An experienced centre-back, well-versed in the art of defending as one of Juve’s Serie A-dominating dogs of war and of course, most crucially for Guardiola, skilled and able in possession.

“One of my favourite ever players” was how Guardiola described Bonucci after his Bayern Munich team had drawn 2-2 in Turin in the Champions League in March.

Only six players completed more passes than Bonucci in the whole of Serie A last season and with a pass percentage of 87%, only two members of Juventus’ squad have a better return out of the players who made 20 or more appearances.

The 29 year old failed to start just three games as Juve won the Scudetto for the fifth time in a row and made more blocks and more clearances than anybody else in the Juventus squad.

Bonucci, usually at home at the heart of the back three he plays in with Juventus and Italy, can shift seamlessly into different systems and his reading and understanding of the game will be desirable traits to Guardiola.

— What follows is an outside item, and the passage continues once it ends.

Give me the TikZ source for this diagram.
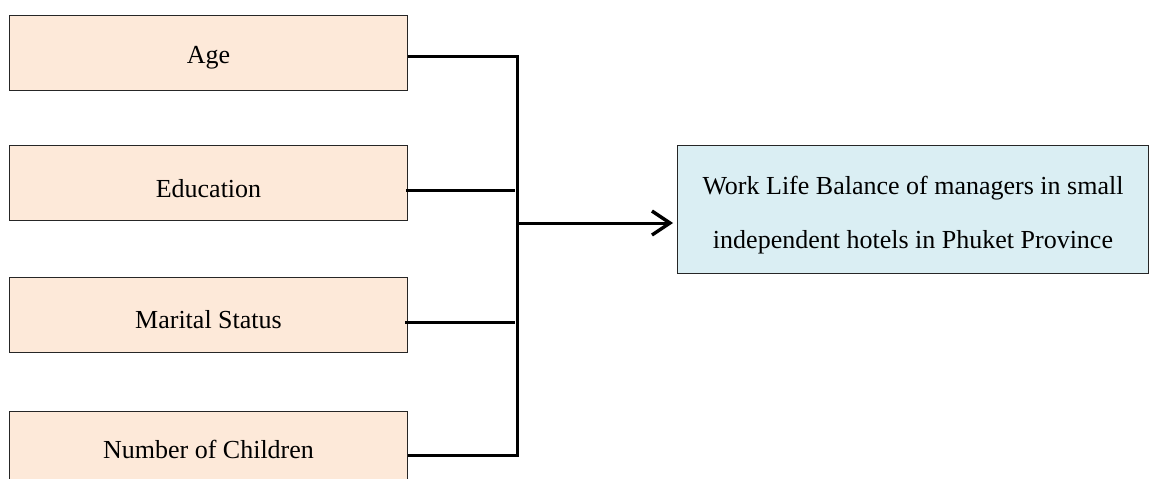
\documentclass[tikz,border=0pt]{standalone}
\usepackage{fontspec}
\setmainfont{Liberation Serif}
\usetikzlibrary{arrows.meta}
\definecolor{peach}{HTML}{FDE9D9}
\definecolor{paleblue}{HTML}{DAEEF3}
\tikzset{
  factor/.style={draw=black!85, line width=1pt, fill=peach, inner sep=0pt,
    minimum width=398pt, anchor=north west, font=\fontsize{26}{30}\selectfont},
  outcomebox/.style={draw=black!85, line width=1pt, fill=paleblue, inner sep=0pt,
    minimum width=471pt, minimum height=128pt, anchor=north west, align=center,
    font=\fontsize{26}{54}\selectfont},
  conn/.style={line width=3pt, line join=miter},
}
\begin{document}
\begin{tikzpicture}[x=1pt, y=-1pt]
\useasboundingbox (0,0) rectangle (1149,479);
\node[factor, text height=48pt, text depth=27pt] (age) at (9,15) {Age};
\node[factor, text height=52pt, text depth=23pt] (education) at (9,145) {Education};
\node[factor, text height=51pt, text depth=24pt] (marital) at (9,277) {Marital Status};
\node[factor, text height=47pt, text depth=28pt] (children) at (9,411) {Number of Children};
\node[outcomebox] (outcome) at (677,145) {\rule{0pt}{29pt}Work Life Balance of managers in small\\independent hotels in Phuket Province};
\coordinate (bustop) at (517,56);
\coordinate (busbottom) at (517,455);
\coordinate (join) at (517,223);
\coordinate (eduend) at (515,190);
\coordinate (marend) at (515,322);
\draw[conn] (age.east |- bustop) -- (bustop) -- (busbottom) -- (children.east |- busbottom);
\draw[conn] ([xshift=-2pt]education.east |- eduend) -- (eduend);
\draw[conn] ([xshift=-3pt]marital.east |- marend) -- (marend);
\draw[conn, -{Straight Barb[length=18pt, width=24pt, line width=3.4pt]}, shorten >=4pt] (join) -- (join -| outcome.west);
\end{tikzpicture}
\end{document}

He went with the Azzurri to Euro 2016 as part of Antonio Conte’s defensive trio and was a main component behind their run to the quarter-finals, memorably providing Emanuele Giaccherini with the opening goal against Belgium with an inch-perfect cross-field raking ball and being a part of a parsimonious defensive trio that conceded just two goals in five rounds before their eventual penalty shoot-out exit to Germany.

Bonucci missed his kick in the shootout but fearlessly struck the penalty that draw Italy level in normal time and it is the characteristics of composure, passion, intelligence, determination and the warrior-like qualities he possesses that Guardiola would be getting if he decides to return from the knockback of a £38 million rejection with a fresh £51 million approach.

The wealth of experience he has, from 5 Serie A titles, 2 Coppa Italia medals and a Champions League final appearance with Juventus to 62 caps and an appearance in the Euro 2012 final with Italy, together with his faultless consistency make him an upgrade on any of the centre-halves Guardiola currently has under his disposal at City.

It would certainly make him a more attractive proposition than Stones- who would arrive as a diamond desperately in need of smoothing out- saving the Catalan time he has already admitted he doesn’t really have.

 

A tough ask to acquire

Though luring Bonucci away from Turin, where he has been at the heart of the defence since 2010 and has grown into an integral part of Juventus’ recent success, will be a tough ask, even if the Old Lady are refusing to increase the £3.2 million per year he earns in Italy.

City are reportedly prepared to double the 29 year old’s salary, but Bonucci may view the affection he has for his current club and its supporters as more of a pull factor than any money on offer in Manchester.

In contrast, Stones has allegedly told Everton he wants the move to Eastlands, facilitating any business Guardiola is willing to do.

It looks increasingly like Stones will be the man Guardiola buys to fill a defensive hole Jerome Boateng, Stefan Savic, Matija Nastasic and Demichelis have all tried, but failed, to sufficiently fill at Manchester City since 2010.

Under contract at Goodison Park until 2019 and now backed with the big money of Iranian billionaire Farhad Moshiri, they will demand a fee in the region of £40-£50 million, given that £42 million was the going rate for Mangala.

For that price, Guardiola will be getting a promising defender and an able ball-player who, at the age of 22, has many years of improvement ahead.

 

A finished article or an unfinished model?

Stones would be the model that sits in the showroom with years to go until it is ready to go at full performance, Bonucci however would be the finished article primed to be driven straight away.